Em primeiro lugar, convém dizer que a direita só se lembra da igualdade quando é para retirar a todos, criando um inédito (e bárbaro) principio de tratamento menos favorável. Dita o bom senso (e toda a modernidade em matéria laboral) que a harmonização de direitos deve ser feita por cima, deixando todos um pouco melhor, em vez de arrasar pelo minimo e deixar todos bastante pior… Mas o bom senso não é compatível com obsessões austeritárias.
Sobre este primeiro argumento, gostaria de lembrar que o Bloco de Esquerda defende há muito tempo a diminuição do tempo de trabalho para o setor público e privado. Portugal é um dos países da OCDE, a par da Polónia, onde se trabalha mais horas. Está mais do que provado que isso não tem relação com a produtividade do trabalho, pelo contrário, menos horas de trabalho e melhor organização levam a um aumento da produtividade.
Para PSD e CDS/PP a igualdade é amizade recente e de circunstância. Não a conheciam quando impuseram 20% do peso total da austeridade aos funcionários públicos nem quando lhes cortaram, em média, o dobro do que foi cortado aos salários no privado. Percebe-se por que razão: a Administração Pública é um porquinho mealheiro que se parte quando não há coragem de ir buscar a outros setores. Estes trabalhadores acabam por ficar mais desprotegidos porque, no final das contas, o legislador é o “patrão”.

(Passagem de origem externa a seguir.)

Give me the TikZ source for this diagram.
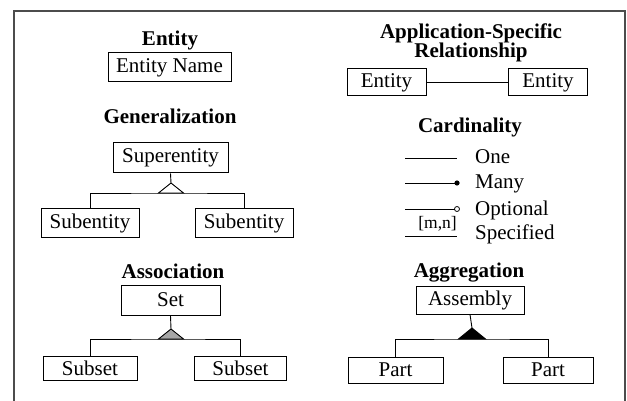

O Governo da direita não se lembrou da igualdade quando cortou os subsídios de férias e de natal aos funcionários públicos, mas o Tribunal Constitucional não se esqueceu. Aliás, dez vezes o anterior Governo bateu de frente com a Constituição e perdeu. Seis das dez medidas declaradas inconstitucionais eram ataques aos funcionários públicos.
Ainda assim, a lista é longa: regime de requalificação com cortes salariais e possibilidade de despedimento; horas extraordinárias mais baratas do que no privado; aumento das contribuições para ADSE de 1,5% para 3,5%; cortes salariais diretos; congelamento de progressão na carreira e valorizações remuneratórias; diminuição de dias de férias… ao que se veio juntar mais 20 horas de trabalho gratuito por mês. Entre 2010 e 2015 o ganho médio liquido mensal real dos trabalhadores da Administração Pública diminuiu 18,2% e ganho médio real por hora reduziu-se em 28,4%.
As 35 horas são uma conquista histórica dos trabalhadores da função pública e uma esperança de luta para todos os trabalhadores. Não faz sentido que no século XXI, depois de todos os avanços tecnológicos e de qualificação dos recursos humanos, continuemos a trabalhar as mesmas horas que os nossos antepassados (que faziam tudo à mão e necessariamente mais devagar).
Se queremos ser um país que está na corrida com a China pelos trabalhadores mais explorados, as 40 horas servem perfeitamente e até deve haver quem as queira aumentar. Mas se queremos um país avançado onde os trabalhadores têm tempo para a família, as famílias para acompanhar a educação das suas filhas e filhos, os trabalhadores para desenvolver as suas capacidades, se queremos um país onde produtividade se alcança com direitos, só podemos abraçar a ideia da diminuição do horário de trabalho. Com outra grande vantagem: a criação de emprego sem diminuição salarial.
E não vale a pena vir com o argumento do dinheiro. O objetivo das 40 horas nunca foi poupar, foi dar um sinal aos privados e aos mercados de que aqui o trabalho é barato e sem direitos. É essa página que temos de virar.